De machtsbasis van een actor kan eveneens tot uiting komen in de gehanteerde frames. Gray (2003: 29) noemt dit een (6) machtsframe. Machtsframes reflecteren de machtsbronnen van waaruit de actor handelt. Te denken valt hier aan: autoriteit/positie, middelen, expertise, persoonskenmerken, relationeel/coalitie, sympathie, dreiging, moraliteit en participatie. Hoewel een dergelijke uiteenzetting een handig eerste handvat kan bieden om na te gaan vanuit welke machtspositie actoren handelen is het aanbevelingswaardig open te staan voor eventuele afwijkingen met betrekking tot combinaties van, of nog niet hier gespecificeerde machtsbronnen. De risico’s welke een actor percipieert komen tot uiting in (7) risicoframes. Deze frames geven duiding aan het soort, en de mate van, risico’s die de actor ervaart. Met name bij conflicten waarbij er onduidelijkheid bestaat over de feiten, of de feiten door verschillende partijen anders worden geïnterpreteerd, ziet men het gebruik van deze frames. Het laatste soort frame dat Gray (2003) identificeert is een (8) winst/verlies frame. Door gebruik te maken van deze frames belichten actoren de consequenties die het handelen van andere partijen heeft voor het creëren van winst of verlies voor zichzelf, of anderen.
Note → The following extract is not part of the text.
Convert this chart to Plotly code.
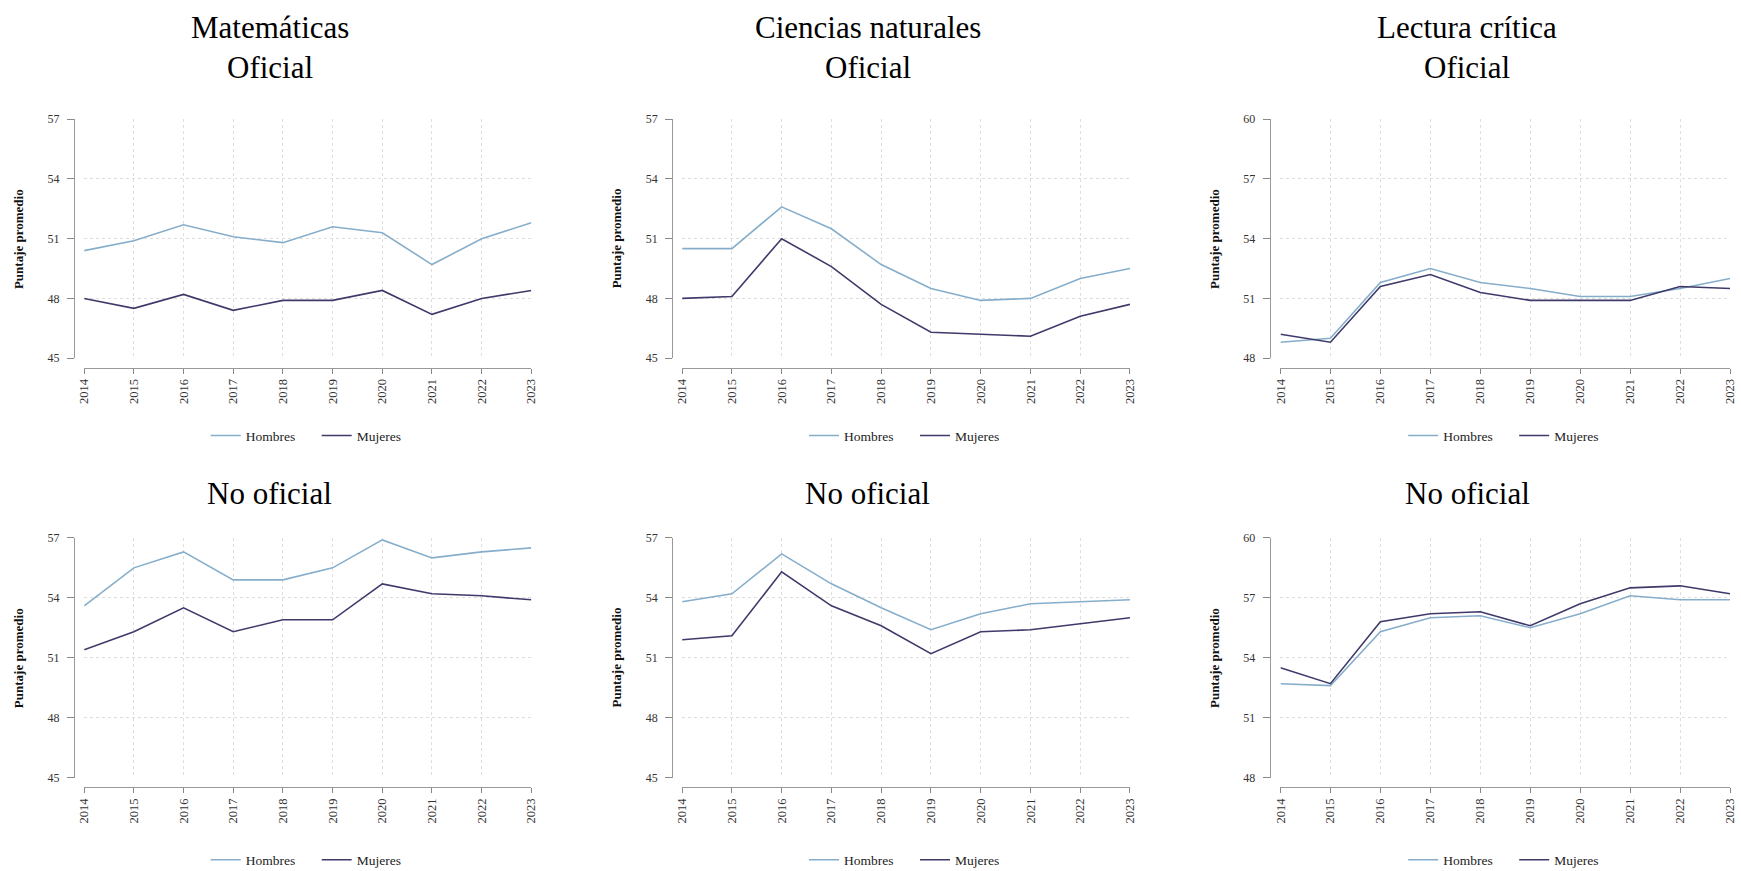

Deze typering van verschillende soorten frames kan handvatten bieden bij het maken een frameanalyse. Door de gehanteerde frames, van de bij het conflict betrokken partijen, te duiden in de door Gray (2003) omschreven categorieën kan een vergelijking gemaakt worden tussen deze partijen. Het is echter van belang een open houding te hebben ten aanzien van de gehanteerde frames. Namelijk, Gray (2003) baseert zijn typologie op conflicten die betrekking hebben op milieuzaken, het is niet ondenkbaar dat aan conflicten in een andere sector,

bijvoorbeeld de taximarkt, op een andere manier betekenis wordt gegeven. Een manier die niet direct in één van de categorieën van Gray (2003) valt. Dit vraagt van onderzoekers een open houding waarin zowel naar de acht categorieën van Gray (2003) wordt gekeken als naar eventuele afwijkingen hiervan, en hoe deze kunnen worden getypeerd.

5.3 Reframing

Hoe nuttig de typologie van Gray (2003) ook kan zijn in het onderscheiden van verschillende soorten frames, het leidt aan een zelfde probleem als de definitie van een frame van Schön en Rein (1994): het is statisch. In een meer dynamische benadering zou men naast frames ook naar het proces van framing kijken. Dit impliceert dat de betrokken actoren actief en strategisch gebruik maken van frames. Echter, de gehanteerde frames zijn niet per definitie stabiel, maar kunnen naar aanleiding van het handelen van andere actoren, of reflectie op de eigen frames, veranderd worden. Met andere woorden: actoren doen aan framing en reframing. Partijen in een conflict zullen de frames veranderen wanneer zij een nieuwe wijze van waardering voor het betwistte of voor elkaar ontwikkelen. Gray (2003: 32) stelt dat alvorens over te kunnen gaan tot reframing er een zekere mate van perspectief nemen nodig is. Perspectief nemen wil zeggen: een stap terug doen, observeren en reflecteren. Volgens Gray (2003) kunnen actoren enkel reframen als zij in staat zijn verder te kijken dan het eigen frame en in kunnen zien dat er meerdere manieren zijn het probleem te framen. Deze benadering van reframing gaat ervanuit dat inzicht in de door andere partijen gehanteerde frames reflectie kan bieden op het eigen handelen. De onderliggende assumptie van Gray (2003: 33) hierbij is, is dat reframing van een probleem kan leiden tot oplossing hiervan. Zo bezien wordt reframing het middel om harmonie tussen partijen te bereiken. In een gemediatiseerde wereld waarin communicatie, public affairs en public relations ‘big-business’ zijn gaat een dergelijke veronderstelling wellicht uit van een te idealistisch wereldbeeld. Het onderkent immers het strategisch aspect van frames, framing en reframing. Reframing kan namelijk ook als middel gebruikt worden de loop van een conflict te beïnvloeden of de eigen boodschap (nog) sterker voor het voetlicht te brengen. Of zoals Schön en Rein (1994: 39) stellen: “We observe […] that frame reflection may serve merely to reinforce stalemate or antagonism.”